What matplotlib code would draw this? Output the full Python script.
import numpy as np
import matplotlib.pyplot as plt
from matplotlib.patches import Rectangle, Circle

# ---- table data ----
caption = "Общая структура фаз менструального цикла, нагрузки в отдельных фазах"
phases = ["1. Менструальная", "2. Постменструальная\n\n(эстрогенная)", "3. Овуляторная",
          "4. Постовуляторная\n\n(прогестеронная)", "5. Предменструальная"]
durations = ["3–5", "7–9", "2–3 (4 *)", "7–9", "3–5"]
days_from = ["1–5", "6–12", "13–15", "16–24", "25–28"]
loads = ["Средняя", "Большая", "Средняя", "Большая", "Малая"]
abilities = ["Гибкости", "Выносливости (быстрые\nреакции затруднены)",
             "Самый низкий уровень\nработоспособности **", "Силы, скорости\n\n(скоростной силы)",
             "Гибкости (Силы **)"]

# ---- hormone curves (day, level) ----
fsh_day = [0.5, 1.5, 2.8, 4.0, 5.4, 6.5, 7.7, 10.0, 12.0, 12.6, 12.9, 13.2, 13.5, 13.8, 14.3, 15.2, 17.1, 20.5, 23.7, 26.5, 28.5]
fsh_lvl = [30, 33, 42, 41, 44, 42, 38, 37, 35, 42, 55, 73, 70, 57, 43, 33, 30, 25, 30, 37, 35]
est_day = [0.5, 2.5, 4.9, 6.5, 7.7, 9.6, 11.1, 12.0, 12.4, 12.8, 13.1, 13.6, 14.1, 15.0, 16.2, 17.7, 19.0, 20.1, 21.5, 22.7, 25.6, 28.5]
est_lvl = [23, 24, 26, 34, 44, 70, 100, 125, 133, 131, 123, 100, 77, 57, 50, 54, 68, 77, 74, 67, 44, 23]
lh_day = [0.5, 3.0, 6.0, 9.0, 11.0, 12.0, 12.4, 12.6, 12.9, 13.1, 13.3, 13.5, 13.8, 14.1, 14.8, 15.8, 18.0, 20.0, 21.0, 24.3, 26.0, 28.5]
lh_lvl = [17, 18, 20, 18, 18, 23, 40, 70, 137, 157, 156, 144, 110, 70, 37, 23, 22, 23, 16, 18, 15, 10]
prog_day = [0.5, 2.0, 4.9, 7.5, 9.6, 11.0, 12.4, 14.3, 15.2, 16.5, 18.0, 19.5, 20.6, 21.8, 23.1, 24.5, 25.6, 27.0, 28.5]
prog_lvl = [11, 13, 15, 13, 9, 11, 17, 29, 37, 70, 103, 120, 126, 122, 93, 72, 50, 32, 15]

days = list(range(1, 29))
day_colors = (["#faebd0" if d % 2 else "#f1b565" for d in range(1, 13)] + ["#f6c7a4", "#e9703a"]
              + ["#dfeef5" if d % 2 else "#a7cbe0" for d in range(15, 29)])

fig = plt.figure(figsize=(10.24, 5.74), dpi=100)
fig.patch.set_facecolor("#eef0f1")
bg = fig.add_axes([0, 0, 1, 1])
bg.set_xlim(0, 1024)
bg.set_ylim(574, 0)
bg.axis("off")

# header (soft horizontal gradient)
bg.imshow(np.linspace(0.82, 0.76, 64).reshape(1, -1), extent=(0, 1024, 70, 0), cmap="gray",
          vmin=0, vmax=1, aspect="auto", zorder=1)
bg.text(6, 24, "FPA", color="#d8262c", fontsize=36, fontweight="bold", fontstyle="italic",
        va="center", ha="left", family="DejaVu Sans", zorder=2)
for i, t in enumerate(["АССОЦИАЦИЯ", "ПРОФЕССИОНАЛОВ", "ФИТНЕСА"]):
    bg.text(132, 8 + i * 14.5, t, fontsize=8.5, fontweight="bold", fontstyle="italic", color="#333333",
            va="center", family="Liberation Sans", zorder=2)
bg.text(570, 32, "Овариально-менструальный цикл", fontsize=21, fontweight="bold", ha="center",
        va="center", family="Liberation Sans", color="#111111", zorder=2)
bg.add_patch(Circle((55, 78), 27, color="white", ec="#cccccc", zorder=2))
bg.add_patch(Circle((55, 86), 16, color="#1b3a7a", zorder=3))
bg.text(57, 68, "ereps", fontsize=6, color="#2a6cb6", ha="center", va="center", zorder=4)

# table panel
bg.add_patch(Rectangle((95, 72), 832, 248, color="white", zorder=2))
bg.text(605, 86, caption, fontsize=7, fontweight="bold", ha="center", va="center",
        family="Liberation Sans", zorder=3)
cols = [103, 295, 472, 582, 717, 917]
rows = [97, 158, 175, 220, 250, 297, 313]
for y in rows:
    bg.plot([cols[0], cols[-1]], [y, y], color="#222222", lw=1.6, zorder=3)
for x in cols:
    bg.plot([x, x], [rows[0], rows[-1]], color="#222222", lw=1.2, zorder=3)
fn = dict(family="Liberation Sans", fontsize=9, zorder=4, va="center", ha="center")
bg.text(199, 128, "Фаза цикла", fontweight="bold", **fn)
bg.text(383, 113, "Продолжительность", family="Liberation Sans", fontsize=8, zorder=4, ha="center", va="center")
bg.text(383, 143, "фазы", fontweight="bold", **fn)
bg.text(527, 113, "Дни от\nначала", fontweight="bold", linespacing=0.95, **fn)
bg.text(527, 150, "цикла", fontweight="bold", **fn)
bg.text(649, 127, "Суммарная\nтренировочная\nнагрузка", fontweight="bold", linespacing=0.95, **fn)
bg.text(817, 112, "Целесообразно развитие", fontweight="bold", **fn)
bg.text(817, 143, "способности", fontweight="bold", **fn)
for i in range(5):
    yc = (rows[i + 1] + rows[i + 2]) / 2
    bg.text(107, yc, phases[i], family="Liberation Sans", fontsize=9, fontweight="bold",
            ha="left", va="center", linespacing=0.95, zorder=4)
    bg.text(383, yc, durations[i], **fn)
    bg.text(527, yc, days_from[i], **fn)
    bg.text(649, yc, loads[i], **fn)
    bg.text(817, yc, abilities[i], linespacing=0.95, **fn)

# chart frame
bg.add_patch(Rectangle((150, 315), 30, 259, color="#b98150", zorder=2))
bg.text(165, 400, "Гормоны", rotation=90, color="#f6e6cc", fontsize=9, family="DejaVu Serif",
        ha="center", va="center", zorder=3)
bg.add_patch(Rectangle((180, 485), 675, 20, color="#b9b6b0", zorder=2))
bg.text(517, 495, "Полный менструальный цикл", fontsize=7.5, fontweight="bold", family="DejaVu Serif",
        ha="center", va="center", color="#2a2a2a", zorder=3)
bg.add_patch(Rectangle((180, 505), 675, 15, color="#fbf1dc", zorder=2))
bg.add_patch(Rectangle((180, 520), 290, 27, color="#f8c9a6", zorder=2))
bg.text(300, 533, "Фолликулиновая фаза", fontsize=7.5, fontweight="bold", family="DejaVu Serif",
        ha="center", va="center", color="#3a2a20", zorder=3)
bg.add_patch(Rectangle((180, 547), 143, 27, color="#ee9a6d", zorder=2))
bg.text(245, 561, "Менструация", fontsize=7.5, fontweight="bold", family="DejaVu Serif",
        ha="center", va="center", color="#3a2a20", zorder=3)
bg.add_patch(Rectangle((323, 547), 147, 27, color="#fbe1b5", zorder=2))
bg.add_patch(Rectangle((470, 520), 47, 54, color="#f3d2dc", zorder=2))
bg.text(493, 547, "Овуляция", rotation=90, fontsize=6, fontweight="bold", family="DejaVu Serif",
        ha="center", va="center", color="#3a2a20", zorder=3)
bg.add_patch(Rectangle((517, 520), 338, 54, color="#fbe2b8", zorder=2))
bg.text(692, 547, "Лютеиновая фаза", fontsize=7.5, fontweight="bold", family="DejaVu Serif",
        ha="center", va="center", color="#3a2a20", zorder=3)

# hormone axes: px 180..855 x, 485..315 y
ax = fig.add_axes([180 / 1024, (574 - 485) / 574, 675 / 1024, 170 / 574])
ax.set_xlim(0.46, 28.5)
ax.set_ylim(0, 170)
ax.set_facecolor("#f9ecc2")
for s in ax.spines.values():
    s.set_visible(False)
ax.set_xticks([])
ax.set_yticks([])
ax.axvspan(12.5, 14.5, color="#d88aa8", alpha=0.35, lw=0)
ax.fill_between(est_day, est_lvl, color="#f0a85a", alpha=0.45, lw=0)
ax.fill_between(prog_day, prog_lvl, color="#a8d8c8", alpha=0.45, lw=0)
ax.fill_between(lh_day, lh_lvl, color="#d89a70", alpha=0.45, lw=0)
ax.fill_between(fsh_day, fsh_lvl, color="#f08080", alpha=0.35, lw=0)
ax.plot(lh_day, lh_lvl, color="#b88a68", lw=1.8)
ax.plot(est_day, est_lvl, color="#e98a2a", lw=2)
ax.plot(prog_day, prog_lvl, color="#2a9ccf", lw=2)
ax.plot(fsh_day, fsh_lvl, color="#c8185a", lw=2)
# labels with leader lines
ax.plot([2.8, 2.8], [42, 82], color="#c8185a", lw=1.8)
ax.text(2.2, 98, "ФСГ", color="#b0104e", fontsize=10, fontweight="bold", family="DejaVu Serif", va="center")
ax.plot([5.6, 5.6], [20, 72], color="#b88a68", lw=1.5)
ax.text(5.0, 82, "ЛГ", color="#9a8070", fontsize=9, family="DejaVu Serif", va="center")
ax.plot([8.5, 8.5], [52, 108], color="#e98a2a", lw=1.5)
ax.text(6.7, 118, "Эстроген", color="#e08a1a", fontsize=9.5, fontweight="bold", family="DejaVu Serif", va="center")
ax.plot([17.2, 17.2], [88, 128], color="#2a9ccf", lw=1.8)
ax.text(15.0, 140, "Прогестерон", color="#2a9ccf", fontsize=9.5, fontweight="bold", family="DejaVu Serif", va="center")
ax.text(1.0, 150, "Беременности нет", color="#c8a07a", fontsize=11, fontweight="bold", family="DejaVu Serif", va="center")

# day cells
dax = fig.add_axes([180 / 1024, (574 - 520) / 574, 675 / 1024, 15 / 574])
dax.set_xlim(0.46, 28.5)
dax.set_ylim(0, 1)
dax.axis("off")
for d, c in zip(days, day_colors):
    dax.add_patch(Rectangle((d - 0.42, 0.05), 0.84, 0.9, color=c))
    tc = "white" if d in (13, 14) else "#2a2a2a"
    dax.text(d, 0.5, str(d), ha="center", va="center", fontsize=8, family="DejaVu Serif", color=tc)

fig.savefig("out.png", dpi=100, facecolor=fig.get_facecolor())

......

*Work to do*
Repeat, exactly and only, the lines from the beginning of the material through the line that contains "from matplotlib.patches import".

*Answer to this task*
What matplotlib code would draw this? Output the full Python script.
import numpy as np
import matplotlib.pyplot as plt
from matplotlib.patches import Rectangle, Circle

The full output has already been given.